Having a strong command over evidence gives you more credibility when you harness your topic knowledge to make sound analytic arguments as well. If the judge can tell you’ve done your homework, your ethos has significantly improved on everything you say in the debate.

Aristotle said that between ethos (credibility), logos (logic), and pathos (emotion), ethos mattered most for one’s rhetorical abilities. If you don’t have any credibility with the judge, that affects how they’ll view your logic. This isn’t to say that debaters with the most evidence will always win their debates, but you generally tend to be more persuasive when you can give a detailed and educated defense of your arguments.

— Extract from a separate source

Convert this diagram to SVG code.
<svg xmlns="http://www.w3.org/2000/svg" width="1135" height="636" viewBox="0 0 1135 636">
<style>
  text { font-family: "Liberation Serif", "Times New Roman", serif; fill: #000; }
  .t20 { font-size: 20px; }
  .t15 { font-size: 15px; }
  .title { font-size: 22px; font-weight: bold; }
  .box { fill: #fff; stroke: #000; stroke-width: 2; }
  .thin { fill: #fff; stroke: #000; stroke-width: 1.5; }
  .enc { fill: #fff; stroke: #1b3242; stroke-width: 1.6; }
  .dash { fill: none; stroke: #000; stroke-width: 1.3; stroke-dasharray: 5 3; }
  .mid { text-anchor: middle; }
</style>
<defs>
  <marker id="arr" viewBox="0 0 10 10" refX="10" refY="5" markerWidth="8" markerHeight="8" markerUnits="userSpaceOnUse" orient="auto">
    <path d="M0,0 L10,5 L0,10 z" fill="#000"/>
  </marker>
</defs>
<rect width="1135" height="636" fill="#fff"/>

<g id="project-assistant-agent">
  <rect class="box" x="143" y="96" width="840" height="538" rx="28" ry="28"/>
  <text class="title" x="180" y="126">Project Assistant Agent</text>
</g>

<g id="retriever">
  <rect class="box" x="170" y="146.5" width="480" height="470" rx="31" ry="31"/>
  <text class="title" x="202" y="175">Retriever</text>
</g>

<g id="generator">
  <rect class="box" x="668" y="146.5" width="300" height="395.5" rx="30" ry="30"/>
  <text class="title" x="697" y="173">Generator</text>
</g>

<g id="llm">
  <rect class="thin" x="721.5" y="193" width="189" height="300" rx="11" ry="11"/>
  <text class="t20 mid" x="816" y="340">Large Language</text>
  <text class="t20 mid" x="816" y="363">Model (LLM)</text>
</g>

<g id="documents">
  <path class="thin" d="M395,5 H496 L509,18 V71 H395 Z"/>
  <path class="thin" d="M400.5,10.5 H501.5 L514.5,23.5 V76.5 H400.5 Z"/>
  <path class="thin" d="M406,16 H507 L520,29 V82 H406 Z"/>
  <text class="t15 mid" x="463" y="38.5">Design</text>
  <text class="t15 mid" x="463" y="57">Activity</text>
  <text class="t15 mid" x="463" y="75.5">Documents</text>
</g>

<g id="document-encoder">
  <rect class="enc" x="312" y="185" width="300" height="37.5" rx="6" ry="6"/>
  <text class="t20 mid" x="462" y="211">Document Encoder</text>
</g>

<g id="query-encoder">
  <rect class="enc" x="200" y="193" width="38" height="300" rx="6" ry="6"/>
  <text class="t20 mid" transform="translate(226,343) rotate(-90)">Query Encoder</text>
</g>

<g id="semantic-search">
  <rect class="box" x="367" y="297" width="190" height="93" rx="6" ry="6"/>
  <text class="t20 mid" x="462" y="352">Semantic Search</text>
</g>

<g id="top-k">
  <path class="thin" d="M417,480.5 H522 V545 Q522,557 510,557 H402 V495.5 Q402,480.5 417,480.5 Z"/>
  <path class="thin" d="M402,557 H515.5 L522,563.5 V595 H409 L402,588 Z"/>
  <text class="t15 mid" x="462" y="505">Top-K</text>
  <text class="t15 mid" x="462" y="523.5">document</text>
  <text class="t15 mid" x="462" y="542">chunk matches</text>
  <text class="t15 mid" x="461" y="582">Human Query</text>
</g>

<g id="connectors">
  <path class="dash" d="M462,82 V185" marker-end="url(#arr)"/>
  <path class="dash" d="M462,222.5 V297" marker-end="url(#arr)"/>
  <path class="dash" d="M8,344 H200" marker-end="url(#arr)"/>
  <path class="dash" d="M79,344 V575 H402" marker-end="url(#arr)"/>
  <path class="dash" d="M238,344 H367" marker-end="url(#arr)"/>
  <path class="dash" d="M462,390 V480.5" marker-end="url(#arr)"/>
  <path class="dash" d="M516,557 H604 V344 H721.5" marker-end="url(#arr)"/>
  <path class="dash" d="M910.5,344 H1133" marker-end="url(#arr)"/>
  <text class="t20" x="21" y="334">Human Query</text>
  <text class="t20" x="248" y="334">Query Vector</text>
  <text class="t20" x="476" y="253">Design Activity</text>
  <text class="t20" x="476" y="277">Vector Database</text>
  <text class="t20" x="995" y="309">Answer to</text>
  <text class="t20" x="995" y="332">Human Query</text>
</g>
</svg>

If you’re more persuasive, judges will be really impressed with your debating—resulting in higher speaks.

Thinking Many Steps Ahead

Whenever you prepare a position—your AC, your NC, your off-case positions, etc.—you have to think about what you want your 2NR or 2AR to look like. For example, if you know that your 1NC against a certain affirmative is going to consist of four off-cases, some framework answers, and link turns, you need to think about what you plan to jettison and what you want to defend by the end of the debate. You should have a sense of what your ideal 2NRs would look like (for example, you know that your best bet of winning is the elections disadvantage and link turns, so that’s what you should intend to collapse to unless the 1AR really screwed up some other area of the debate).

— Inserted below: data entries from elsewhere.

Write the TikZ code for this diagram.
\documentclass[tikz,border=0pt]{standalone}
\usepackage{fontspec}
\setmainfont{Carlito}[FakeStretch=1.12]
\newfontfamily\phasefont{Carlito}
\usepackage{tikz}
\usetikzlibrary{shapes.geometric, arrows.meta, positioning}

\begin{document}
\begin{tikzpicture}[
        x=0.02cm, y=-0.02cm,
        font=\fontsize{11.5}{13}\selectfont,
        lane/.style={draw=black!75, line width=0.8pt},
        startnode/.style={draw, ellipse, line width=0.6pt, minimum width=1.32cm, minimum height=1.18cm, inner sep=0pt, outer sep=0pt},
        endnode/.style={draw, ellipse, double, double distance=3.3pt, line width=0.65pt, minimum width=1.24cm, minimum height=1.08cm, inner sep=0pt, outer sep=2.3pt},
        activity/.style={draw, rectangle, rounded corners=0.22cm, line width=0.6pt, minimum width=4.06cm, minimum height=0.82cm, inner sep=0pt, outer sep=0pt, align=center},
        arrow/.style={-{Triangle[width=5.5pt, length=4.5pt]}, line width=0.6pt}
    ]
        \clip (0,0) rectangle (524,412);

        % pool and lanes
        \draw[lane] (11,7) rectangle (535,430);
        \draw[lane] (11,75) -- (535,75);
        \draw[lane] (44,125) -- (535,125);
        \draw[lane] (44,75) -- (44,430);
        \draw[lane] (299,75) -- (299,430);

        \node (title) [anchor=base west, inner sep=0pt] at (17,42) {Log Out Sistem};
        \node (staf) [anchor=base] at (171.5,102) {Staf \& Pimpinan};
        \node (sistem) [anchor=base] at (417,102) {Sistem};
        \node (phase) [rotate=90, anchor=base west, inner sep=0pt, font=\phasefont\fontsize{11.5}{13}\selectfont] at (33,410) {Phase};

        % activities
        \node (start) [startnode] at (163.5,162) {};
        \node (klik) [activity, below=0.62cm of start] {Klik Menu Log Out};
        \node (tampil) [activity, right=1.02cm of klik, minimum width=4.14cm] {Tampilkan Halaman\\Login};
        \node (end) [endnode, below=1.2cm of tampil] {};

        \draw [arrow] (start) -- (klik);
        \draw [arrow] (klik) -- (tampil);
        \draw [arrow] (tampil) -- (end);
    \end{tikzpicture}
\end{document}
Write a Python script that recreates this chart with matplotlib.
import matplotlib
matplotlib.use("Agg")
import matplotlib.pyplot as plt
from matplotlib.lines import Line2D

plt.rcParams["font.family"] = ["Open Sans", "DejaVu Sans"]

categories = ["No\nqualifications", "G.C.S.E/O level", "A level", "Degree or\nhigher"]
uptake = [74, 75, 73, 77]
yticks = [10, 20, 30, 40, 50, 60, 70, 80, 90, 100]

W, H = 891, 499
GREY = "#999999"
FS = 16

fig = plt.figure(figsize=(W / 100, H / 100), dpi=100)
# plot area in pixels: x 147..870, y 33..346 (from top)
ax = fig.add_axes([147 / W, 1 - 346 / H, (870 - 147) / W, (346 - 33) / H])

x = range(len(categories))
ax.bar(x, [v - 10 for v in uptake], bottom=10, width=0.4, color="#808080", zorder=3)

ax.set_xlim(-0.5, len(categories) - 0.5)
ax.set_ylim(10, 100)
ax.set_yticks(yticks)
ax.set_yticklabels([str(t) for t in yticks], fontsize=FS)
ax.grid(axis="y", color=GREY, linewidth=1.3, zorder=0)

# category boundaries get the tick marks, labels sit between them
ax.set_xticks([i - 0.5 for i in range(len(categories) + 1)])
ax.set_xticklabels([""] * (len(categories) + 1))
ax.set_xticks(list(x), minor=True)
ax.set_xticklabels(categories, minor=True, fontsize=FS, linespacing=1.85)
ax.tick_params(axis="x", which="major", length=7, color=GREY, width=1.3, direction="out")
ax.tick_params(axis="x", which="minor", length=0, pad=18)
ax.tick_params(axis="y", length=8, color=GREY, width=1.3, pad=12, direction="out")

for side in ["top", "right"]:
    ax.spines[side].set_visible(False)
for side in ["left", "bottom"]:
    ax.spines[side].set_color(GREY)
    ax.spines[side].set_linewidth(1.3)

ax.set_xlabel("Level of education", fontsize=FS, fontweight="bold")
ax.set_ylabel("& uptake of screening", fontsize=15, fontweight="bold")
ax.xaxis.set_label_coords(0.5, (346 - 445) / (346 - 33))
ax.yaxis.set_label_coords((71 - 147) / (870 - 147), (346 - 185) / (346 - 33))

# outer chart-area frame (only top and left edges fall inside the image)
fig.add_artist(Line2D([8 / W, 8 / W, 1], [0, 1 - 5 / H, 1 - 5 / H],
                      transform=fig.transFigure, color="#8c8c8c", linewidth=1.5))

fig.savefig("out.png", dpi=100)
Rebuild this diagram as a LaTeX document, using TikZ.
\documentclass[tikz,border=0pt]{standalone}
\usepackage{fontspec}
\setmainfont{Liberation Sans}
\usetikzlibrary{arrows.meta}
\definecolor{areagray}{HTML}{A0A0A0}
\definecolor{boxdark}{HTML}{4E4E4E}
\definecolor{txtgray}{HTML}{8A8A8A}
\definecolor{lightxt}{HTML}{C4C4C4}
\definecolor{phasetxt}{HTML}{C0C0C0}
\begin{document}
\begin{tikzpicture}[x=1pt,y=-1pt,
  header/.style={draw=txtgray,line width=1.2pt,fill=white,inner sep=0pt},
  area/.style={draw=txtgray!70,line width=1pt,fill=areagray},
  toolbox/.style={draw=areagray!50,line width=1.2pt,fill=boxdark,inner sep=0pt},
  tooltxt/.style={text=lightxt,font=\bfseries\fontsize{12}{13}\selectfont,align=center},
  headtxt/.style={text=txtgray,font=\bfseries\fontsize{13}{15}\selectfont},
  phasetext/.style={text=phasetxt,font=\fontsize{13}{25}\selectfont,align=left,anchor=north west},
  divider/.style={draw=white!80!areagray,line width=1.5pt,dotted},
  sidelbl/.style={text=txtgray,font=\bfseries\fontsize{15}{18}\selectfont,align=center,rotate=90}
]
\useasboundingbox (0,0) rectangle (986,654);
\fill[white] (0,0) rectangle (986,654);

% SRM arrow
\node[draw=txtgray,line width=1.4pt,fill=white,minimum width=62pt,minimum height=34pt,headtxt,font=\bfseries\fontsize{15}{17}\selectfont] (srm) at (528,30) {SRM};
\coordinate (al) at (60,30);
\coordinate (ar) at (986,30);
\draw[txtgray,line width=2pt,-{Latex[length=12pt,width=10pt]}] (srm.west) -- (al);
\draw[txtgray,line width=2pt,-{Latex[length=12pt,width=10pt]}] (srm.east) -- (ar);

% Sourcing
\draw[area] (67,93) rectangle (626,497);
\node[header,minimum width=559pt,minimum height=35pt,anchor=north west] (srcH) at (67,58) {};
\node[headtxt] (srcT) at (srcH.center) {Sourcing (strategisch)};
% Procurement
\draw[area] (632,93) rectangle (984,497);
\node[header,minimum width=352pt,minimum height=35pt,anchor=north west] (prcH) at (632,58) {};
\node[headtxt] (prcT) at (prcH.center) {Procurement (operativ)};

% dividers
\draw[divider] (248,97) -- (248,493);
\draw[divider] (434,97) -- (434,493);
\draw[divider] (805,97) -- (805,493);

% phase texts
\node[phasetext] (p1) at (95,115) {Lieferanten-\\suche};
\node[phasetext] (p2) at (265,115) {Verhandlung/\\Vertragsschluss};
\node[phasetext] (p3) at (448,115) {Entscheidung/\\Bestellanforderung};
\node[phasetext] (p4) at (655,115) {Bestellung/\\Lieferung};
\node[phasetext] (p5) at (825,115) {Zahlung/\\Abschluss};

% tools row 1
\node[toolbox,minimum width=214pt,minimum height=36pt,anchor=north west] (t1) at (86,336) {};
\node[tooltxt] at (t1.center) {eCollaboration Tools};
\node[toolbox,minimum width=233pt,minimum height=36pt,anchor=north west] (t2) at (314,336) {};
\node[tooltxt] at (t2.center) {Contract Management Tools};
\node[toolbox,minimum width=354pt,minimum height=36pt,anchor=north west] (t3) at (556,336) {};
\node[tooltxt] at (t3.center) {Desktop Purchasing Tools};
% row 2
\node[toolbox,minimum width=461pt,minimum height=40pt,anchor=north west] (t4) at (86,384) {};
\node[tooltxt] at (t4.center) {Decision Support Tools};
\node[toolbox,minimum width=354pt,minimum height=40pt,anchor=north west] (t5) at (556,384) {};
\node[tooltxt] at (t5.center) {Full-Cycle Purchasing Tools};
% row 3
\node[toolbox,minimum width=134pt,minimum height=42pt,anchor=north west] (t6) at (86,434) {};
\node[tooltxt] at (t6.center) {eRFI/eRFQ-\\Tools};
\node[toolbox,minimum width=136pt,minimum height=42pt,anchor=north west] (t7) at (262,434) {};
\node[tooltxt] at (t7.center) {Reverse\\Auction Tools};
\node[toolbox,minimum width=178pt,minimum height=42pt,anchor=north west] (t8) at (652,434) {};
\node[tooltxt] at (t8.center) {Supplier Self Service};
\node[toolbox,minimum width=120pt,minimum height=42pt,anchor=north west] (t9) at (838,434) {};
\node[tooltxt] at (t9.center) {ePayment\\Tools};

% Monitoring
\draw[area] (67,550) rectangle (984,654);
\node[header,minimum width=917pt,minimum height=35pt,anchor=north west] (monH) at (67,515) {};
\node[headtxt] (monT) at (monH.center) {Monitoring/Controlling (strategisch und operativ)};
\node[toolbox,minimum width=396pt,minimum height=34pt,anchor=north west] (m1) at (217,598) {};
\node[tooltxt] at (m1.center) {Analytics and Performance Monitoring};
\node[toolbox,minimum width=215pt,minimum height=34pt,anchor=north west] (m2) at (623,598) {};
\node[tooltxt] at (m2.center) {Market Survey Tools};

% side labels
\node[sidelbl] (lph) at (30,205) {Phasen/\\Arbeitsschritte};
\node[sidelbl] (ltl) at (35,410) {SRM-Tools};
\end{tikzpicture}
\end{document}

Similarly, when you’re aff, you should think about how you’re going to explain the story of the debate, or how you’ll explain your affirmative position vis-à-vis what you expect the 2NR to do. For example, if you know the 2NR is likely to be the anti-blackness kritik, you need to think about how you’re going to explain your aff in relation to the links and alternative. If you know the 2NR is likely to be a Kantian NC (and you’ve read util), you need to think about how you’ll articulate your best util justification in relation to their own framework justifications.

Thinking multiple steps ahead of your opponent means you’ll anticipate things that they haven’t. You’ll be more aware of mistakes they’ve made and how the arguments you make position you to win in the long-term. It’s just like a game of chess; thinking many steps ahead of your opponent makes your debating a lot better.

Most judges will use speaker points to reward your strategic insights. If you went for a horrible argument but managed to win the debate, the judge will give you low speaks. If you lost a close debate but had an amazing strategy, the judge will reward you with high speaks.

You certainly want to be in debates where you end up with high speaks and you’ve won. But wins aren’t everything. That’s true in general, but that’s especially true when you think about speaker points.

The only way to become a champion is to win like one. And winning like a champion starts with getting the highest points from your judges!